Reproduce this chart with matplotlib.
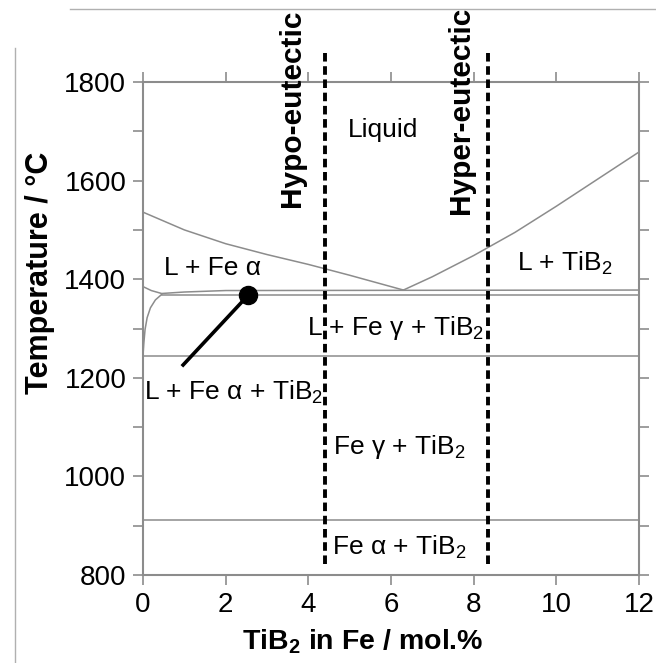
import matplotlib
matplotlib.use('Agg')
from matplotlib import pyplot as plt
from matplotlib.lines import Line2D

plt.rcParams['font.family'] = ['Liberation Sans', 'DejaVu Sans']
plt.rcParams['mathtext.fontset'] = 'custom'
plt.rcParams['mathtext.rm'] = 'Liberation Sans'
plt.rcParams['mathtext.bf'] = 'Liberation Sans:bold'

# phase boundaries (TiB2 mol.%, temperature in C)
liq_left_x = [0, 1, 2, 3, 4, 5, 6.3]
liq_left_t = [1536, 1500, 1472, 1450, 1430, 1408, 1378]
liq_right_x = [6.3, 7, 8, 9, 10, 11, 12]
liq_right_t = [1378, 1405, 1448, 1495, 1548, 1603, 1658]
delta_x = [0, 0.2, 0.45, 1.0, 2.0, 12]
delta_t = [1385, 1377, 1371, 1374, 1377, 1378]
eut_low_x = [0.45, 12]
eut_low_t = [1368, 1368]
solvus_x = [0.45, 0.3, 0.18, 0.1, 0.05, 0.02, 0]
solvus_t = [1369, 1358, 1342, 1322, 1298, 1270, 1245]
isotherm_t = [1245, 912]

# composition markers
comp_x = [4.4, 8.35]
comp_t = [1859, 814]
comp_labels = ['Hypo-eutectic', 'Hyper-eutectic']
comp_label_x = [3.6, 7.7]
comp_label_t = [1747, 1743]

# pointer to the small three-phase field
dot_x, dot_t = 2.55, 1368
ptr_x, ptr_t = 0.97, 1226

# region labels
regions = ['Liquid', 'L + TiB$_2$', 'L + Fe \u03b1', 'L + Fe \u03b1 + TiB$_2$',
           'L + Fe \u03b3 + TiB$_2$', 'Fe \u03b3 + TiB$_2$', 'Fe \u03b1 + TiB$_2$']
region_x = [5.8, 10.2, 1.67, 2.2, 6.1, 6.2, 6.2]
region_t = [1703, 1433, 1423, 1171, 1301, 1060, 857]

gray = '#8c8c8c'
fs = 19

fig = plt.figure(figsize=(6.56, 6.63), dpi=100)
ax = fig.add_axes([143/656, 1 - 575/663, 496/656, 493/663])

ax.plot(liq_left_x, liq_left_t, color=gray, lw=1.1)
ax.plot(liq_right_x, liq_right_t, color=gray, lw=1.1)
ax.plot(delta_x, delta_t, color=gray, lw=1.1)
ax.plot(eut_low_x, eut_low_t, color=gray, lw=1.1)
ax.plot(solvus_x, solvus_t, color=gray, lw=1.1)
for t in isotherm_t:
    ax.plot([0, 12], [t, t], color=gray, lw=1.1)

for x in comp_x:
    ax.plot([x, x], comp_t, color='black', lw=2.8, dashes=(2.2, 1.2),
            clip_on=False, zorder=5)
for lab, x, t in zip(comp_labels, comp_label_x, comp_label_t):
    ax.text(x, t, lab, rotation=90, ha='center', va='center', fontsize=21.5,
            fontweight='bold', clip_on=False)

ax.plot([dot_x, ptr_x], [dot_t, ptr_t], color='black', lw=2.6)
ax.plot(dot_x, dot_t, 'o', color='black', markersize=13)

for lab, x, t in zip(regions, region_x, region_t):
    ax.text(x, t, lab, ha='center', va='center', fontsize=fs)

ax.set_xlim(0, 12)
ax.set_ylim(800, 1800)
ax.set_xticks(range(0, 13, 2))
ax.set_yticks(range(800, 1801, 200))
ax.set_yticks(range(900, 1800, 200), minor=True)
ax.tick_params(which='both', direction='out', length=7, width=1.2, color=gray,
               labelsize=20, pad=5, top=True, right=True)
for s in ax.spines.values():
    s.set_color(gray)
    s.set_linewidth(1.5)

ax.set_xlabel('TiB$_\\mathbf{2}$ in Fe / mol.%', fontsize=20.5, fontweight='bold')
ax.xaxis.set_label_coords(0.444, -0.105)
ax.set_ylabel('Temperature / \u00b0C', fontsize=22, fontweight='bold')
ax.yaxis.set_label_coords(-0.178, 0.613)

# leftover frame edges of the original page
fig.add_artist(Line2D([70/656, 1], [1 - 9/663, 1 - 9/663], color='#b0b0b0', lw=1))
fig.add_artist(Line2D([15/656, 15/656], [0, 1 - 48/663], color='#b0b0b0', lw=1))

fig.savefig('out.png', dpi=100)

------------------------------

**Directions:** Leave every image out, and retype the material exactly.

**Exercise solution:**
Reproduce this chart with matplotlib.
import matplotlib
matplotlib.use('Agg')
from matplotlib import pyplot as plt
from matplotlib.lines import Line2D

plt.rcParams['font.family'] = ['Liberation Sans', 'DejaVu Sans']
plt.rcParams['mathtext.fontset'] = 'custom'
plt.rcParams['mathtext.rm'] = 'Liberation Sans'
plt.rcParams['mathtext.bf'] = 'Liberation Sans:bold'

# phase boundaries (TiB2 mol.%, temperature in C)
liq_left_x = [0, 1, 2, 3, 4, 5, 6.3]
liq_left_t = [1536, 1500, 1472, 1450, 1430, 1408, 1378]
liq_right_x = [6.3, 7, 8, 9, 10, 11, 12]
liq_right_t = [1378, 1405, 1448, 1495, 1548, 1603, 1658]
delta_x = [0, 0.2, 0.45, 1.0, 2.0, 12]
delta_t = [1385, 1377, 1371, 1374, 1377, 1378]
eut_low_x = [0.45, 12]
eut_low_t = [1368, 1368]
solvus_x = [0.45, 0.3, 0.18, 0.1, 0.05, 0.02, 0]
solvus_t = [1369, 1358, 1342, 1322, 1298, 1270, 1245]
isotherm_t = [1245, 912]

# composition markers
comp_x = [4.4, 8.35]
comp_t = [1859, 814]
comp_labels = ['Hypo-eutectic', 'Hyper-eutectic']
comp_label_x = [3.6, 7.7]
comp_label_t = [1747, 1743]

# pointer to the small three-phase field
dot_x, dot_t = 2.55, 1368
ptr_x, ptr_t = 0.97, 1226

# region labels
regions = ['Liquid', 'L + TiB$_2$', 'L + Fe \u03b1', 'L + Fe \u03b1 + TiB$_2$',
           'L + Fe \u03b3 + TiB$_2$', 'Fe \u03b3 + TiB$_2$', 'Fe \u03b1 + TiB$_2$']
region_x = [5.8, 10.2, 1.67, 2.2, 6.1, 6.2, 6.2]
region_t = [1703, 1433, 1423, 1171, 1301, 1060, 857]

gray = '#8c8c8c'
fs = 19

fig = plt.figure(figsize=(6.56, 6.63), dpi=100)
ax = fig.add_axes([143/656, 1 - 575/663, 496/656, 493/663])

ax.plot(liq_left_x, liq_left_t, color=gray, lw=1.1)
ax.plot(liq_right_x, liq_right_t, color=gray, lw=1.1)
ax.plot(delta_x, delta_t, color=gray, lw=1.1)
ax.plot(eut_low_x, eut_low_t, color=gray, lw=1.1)
ax.plot(solvus_x, solvus_t, color=gray, lw=1.1)
for t in isotherm_t:
    ax.plot([0, 12], [t, t], color=gray, lw=1.1)

for x in comp_x:
    ax.plot([x, x], comp_t, color='black', lw=2.8, dashes=(2.2, 1.2),
            clip_on=False, zorder=5)
for lab, x, t in zip(comp_labels, comp_label_x, comp_label_t):
    ax.text(x, t, lab, rotation=90, ha='center', va='center', fontsize=21.5,
            fontweight='bold', clip_on=False)

ax.plot([dot_x, ptr_x], [dot_t, ptr_t], color='black', lw=2.6)
ax.plot(dot_x, dot_t, 'o', color='black', markersize=13)

for lab, x, t in zip(regions, region_x, region_t):
    ax.text(x, t, lab, ha='center', va='center', fontsize=fs)

ax.set_xlim(0, 12)
ax.set_ylim(800, 1800)
ax.set_xticks(range(0, 13, 2))
ax.set_yticks(range(800, 1801, 200))
ax.set_yticks(range(900, 1800, 200), minor=True)
ax.tick_params(which='both', direction='out', length=7, width=1.2, color=gray,
               labelsize=20, pad=5, top=True, right=True)
for s in ax.spines.values():
    s.set_color(gray)
    s.set_linewidth(1.5)

ax.set_xlabel('TiB$_\\mathbf{2}$ in Fe / mol.%', fontsize=20.5, fontweight='bold')
ax.xaxis.set_label_coords(0.444, -0.105)
ax.set_ylabel('Temperature / \u00b0C', fontsize=22, fontweight='bold')
ax.yaxis.set_label_coords(-0.178, 0.613)

# leftover frame edges of the original page
fig.add_artist(Line2D([70/656, 1], [1 - 9/663, 1 - 9/663], color='#b0b0b0', lw=1))
fig.add_artist(Line2D([15/656, 15/656], [0, 1 - 48/663], color='#b0b0b0', lw=1))

fig.savefig('out.png', dpi=100)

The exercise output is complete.